Another issue near and dear to France’s left-wing voters is education, and here Valls also appears to be doubling down. Among his campaign pledges are expanding public early childhood education programmes, raising teachers’ salaries and investing 1 billion euros per year in French universities.
“In the next five years, France, after all that has been accomplished, should redouble its efforts to become one of the world’s education leaders, perhaps even the number one country,” he said on Tuesday. “We must invest in our education, fight even harder against educational inequality and especially against the social stagnation that is crippling part of our society.”

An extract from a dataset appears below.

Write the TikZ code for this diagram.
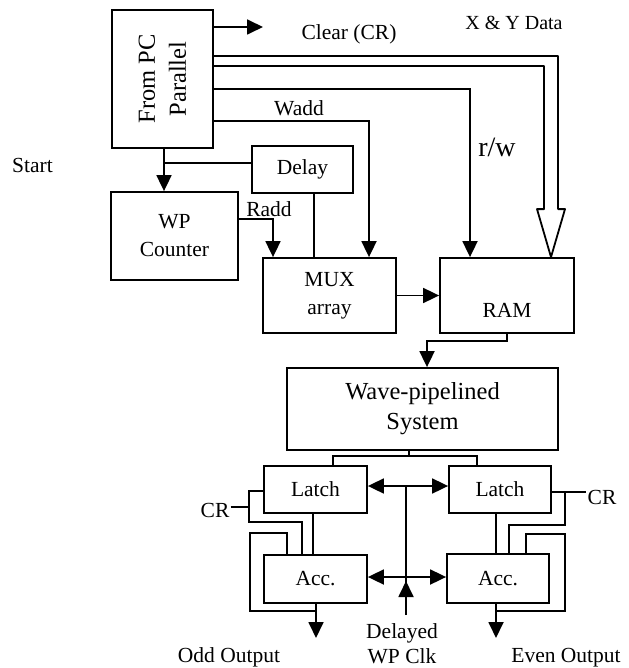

Reconciling opposite images
It remains to be seen if Valls’s hard-left turn will work. He is frontrunner in the Socialist primary, according to opinion polls, and it is unlikely rivals Arnaud Montebourg and Benoît Hamon – who are widely considered to be further to the left than Valls – will let him off the hook for his inconsistencies.
Although he increased the Culture Ministry’s budget and moved to appease artists, his legacy as interior and prime minister remains marked by a labour reform unpopular with unions, increasingly violent clashes between police and protesters, the dismantling of Roma and refugee camps, and brandishing the infamous Article 49.3 whenever political winds didn’t appear to be blowing in his favour.
Montebourg and Hamon will undoubtedly be tempted to remind voters that Valls once suggested the word “Socialist” be dropped from their party’s name.
Valls’s ability to convince left-wing voters he shares their values will be critical to pulling off a victory in the primaries. His campaign director, Didier Guillaume, believes the main task lies in showing that market-friendly and tough-on-crime positions are not incompatible with a desire to advance the arts and education.
“I was required to focus on certain issues in the past because of the positions I served in, but now it’s as if I have been liberated,” Valls said Tuesday, as if anticipating the looming criticism. “When one makes education a priority, it shows one stands firmly on the left. When one makes culture a priority, it shows one stands firmly on the left. When one helps businesses, so they can return to profits and create jobs, one also stands firmly on the left.”